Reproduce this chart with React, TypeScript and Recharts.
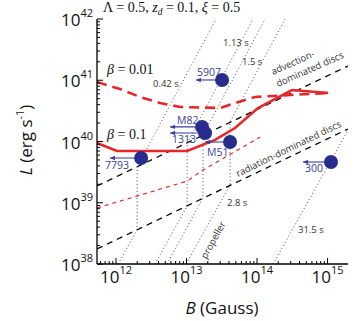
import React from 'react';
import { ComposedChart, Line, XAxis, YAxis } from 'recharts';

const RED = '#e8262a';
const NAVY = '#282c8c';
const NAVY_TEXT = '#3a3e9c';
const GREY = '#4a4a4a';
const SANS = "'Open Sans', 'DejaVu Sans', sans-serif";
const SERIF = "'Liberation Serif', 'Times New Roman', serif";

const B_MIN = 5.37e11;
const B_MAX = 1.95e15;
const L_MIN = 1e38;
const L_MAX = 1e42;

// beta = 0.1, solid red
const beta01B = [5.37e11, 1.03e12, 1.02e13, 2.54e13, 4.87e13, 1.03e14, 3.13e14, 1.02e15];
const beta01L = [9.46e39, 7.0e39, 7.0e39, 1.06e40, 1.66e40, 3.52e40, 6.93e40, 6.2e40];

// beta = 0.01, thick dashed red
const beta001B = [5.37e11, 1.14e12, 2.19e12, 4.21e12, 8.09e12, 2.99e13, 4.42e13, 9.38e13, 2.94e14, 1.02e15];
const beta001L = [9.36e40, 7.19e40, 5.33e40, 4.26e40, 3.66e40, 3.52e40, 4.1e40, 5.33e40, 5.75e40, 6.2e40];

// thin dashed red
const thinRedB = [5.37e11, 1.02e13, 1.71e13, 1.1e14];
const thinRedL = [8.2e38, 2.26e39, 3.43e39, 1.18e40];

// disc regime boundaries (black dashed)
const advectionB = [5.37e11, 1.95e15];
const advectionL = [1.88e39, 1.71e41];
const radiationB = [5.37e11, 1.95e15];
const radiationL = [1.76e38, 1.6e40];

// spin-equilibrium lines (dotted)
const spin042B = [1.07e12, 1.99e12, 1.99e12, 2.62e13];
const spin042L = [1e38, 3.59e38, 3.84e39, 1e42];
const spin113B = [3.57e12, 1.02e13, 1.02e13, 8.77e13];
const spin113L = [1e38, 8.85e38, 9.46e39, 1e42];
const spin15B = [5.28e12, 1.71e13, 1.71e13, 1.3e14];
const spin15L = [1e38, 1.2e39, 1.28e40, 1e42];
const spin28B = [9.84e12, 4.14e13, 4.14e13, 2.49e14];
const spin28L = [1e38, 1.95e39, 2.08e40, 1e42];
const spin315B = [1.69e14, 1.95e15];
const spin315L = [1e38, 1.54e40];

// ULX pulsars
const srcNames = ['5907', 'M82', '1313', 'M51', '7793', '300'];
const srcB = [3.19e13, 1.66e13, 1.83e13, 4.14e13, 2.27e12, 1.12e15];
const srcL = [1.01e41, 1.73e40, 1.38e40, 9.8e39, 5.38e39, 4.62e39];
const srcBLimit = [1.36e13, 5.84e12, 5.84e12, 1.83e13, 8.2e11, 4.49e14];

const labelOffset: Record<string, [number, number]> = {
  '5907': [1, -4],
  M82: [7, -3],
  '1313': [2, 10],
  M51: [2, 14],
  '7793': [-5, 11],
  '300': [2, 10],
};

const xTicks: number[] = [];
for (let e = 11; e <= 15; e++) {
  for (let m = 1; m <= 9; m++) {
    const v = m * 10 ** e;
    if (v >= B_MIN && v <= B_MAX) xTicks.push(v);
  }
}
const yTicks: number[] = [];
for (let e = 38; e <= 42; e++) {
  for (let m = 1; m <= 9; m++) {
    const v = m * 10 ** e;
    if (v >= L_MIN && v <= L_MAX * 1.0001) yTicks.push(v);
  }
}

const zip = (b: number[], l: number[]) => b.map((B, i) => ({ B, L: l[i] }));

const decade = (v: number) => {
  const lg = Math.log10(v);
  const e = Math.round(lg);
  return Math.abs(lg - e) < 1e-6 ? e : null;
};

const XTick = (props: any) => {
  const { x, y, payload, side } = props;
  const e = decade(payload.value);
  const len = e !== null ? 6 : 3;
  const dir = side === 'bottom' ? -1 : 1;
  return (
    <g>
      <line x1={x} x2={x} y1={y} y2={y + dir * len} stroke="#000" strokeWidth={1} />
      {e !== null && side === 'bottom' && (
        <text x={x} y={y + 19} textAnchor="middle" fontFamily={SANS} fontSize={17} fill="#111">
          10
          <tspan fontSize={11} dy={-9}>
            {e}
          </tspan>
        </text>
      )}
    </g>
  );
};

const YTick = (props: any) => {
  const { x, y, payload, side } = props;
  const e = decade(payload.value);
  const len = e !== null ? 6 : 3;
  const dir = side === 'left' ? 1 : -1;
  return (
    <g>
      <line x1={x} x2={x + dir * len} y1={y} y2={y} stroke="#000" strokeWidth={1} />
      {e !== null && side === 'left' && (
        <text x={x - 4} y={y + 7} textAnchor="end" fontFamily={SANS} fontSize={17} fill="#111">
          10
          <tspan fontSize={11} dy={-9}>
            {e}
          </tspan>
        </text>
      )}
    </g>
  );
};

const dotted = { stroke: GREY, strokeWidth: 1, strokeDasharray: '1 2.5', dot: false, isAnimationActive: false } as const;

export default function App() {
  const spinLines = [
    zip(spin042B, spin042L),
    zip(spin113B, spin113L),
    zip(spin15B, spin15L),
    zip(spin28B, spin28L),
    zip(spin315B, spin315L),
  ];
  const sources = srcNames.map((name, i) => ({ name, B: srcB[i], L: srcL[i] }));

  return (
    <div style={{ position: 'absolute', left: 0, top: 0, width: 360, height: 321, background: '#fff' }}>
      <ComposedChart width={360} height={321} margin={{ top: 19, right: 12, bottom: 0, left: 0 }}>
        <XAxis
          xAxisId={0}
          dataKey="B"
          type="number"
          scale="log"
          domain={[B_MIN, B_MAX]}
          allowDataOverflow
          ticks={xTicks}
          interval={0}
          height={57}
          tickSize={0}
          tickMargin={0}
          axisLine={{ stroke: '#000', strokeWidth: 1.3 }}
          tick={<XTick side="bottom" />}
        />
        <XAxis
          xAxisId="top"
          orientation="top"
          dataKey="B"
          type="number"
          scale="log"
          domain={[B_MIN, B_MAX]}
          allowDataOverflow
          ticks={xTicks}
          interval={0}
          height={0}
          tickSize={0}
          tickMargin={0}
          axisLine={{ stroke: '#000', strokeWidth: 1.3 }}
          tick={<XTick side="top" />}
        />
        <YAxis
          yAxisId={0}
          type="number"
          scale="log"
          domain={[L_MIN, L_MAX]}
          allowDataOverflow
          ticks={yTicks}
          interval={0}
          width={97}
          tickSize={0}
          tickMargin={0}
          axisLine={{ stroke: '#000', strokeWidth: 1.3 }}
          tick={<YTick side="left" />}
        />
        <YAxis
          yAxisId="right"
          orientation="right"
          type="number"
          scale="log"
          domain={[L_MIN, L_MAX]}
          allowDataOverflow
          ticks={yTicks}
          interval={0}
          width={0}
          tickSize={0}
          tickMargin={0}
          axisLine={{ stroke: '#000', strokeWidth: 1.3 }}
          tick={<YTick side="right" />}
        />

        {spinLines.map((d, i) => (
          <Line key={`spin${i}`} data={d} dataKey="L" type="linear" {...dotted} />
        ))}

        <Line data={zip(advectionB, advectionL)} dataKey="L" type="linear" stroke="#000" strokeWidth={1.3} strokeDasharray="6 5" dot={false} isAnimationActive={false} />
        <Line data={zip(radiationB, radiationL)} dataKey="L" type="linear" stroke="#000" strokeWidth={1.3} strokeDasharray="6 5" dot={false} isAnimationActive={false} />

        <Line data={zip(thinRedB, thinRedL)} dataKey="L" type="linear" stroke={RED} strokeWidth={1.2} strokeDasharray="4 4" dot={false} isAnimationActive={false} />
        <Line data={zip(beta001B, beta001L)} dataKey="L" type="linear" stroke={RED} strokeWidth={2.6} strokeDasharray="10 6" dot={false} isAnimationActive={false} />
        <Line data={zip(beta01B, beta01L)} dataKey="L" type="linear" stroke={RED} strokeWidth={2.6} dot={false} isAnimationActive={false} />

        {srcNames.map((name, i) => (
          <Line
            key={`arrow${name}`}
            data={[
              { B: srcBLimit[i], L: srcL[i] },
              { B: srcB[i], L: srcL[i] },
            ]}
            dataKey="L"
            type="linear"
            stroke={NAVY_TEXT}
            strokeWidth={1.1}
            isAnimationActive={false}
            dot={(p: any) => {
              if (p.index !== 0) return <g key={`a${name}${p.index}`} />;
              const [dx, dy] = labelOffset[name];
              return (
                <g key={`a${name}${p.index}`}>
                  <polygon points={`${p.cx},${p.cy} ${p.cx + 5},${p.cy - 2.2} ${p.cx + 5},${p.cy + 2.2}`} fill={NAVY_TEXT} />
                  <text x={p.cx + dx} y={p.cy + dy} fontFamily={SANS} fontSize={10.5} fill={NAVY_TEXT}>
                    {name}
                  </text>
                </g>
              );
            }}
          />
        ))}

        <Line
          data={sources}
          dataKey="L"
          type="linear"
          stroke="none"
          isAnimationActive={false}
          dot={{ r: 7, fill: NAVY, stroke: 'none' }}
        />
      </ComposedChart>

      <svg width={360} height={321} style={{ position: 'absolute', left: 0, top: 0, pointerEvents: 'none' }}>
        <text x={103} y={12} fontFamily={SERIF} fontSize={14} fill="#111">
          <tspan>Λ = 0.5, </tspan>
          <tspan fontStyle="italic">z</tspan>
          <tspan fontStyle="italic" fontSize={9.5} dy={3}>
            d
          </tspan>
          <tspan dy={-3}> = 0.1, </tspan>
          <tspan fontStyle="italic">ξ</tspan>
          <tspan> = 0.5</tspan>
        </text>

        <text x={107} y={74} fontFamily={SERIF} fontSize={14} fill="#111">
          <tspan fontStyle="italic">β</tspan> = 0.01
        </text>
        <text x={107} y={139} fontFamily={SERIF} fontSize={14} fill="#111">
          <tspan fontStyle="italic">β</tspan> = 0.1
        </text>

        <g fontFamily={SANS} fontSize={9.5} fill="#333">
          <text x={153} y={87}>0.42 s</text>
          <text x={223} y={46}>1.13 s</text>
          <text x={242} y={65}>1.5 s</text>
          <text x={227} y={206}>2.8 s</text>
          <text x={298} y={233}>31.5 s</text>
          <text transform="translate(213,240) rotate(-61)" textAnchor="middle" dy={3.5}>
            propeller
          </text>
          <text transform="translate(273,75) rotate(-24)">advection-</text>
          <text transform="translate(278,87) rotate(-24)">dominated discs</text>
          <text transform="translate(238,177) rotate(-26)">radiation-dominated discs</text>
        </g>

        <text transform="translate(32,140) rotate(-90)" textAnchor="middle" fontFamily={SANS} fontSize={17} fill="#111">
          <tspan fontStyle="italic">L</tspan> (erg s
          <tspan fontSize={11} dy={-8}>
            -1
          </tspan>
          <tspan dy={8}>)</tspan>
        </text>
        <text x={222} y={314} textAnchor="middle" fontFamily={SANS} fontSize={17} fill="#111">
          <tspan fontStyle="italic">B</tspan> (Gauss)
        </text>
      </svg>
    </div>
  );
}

⁂

### Stated problem
Using the listing, collect all lines in which the string "React" is found.

### Solution to this task
Reproduce this chart with React, TypeScript and Recharts.
import React from 'react';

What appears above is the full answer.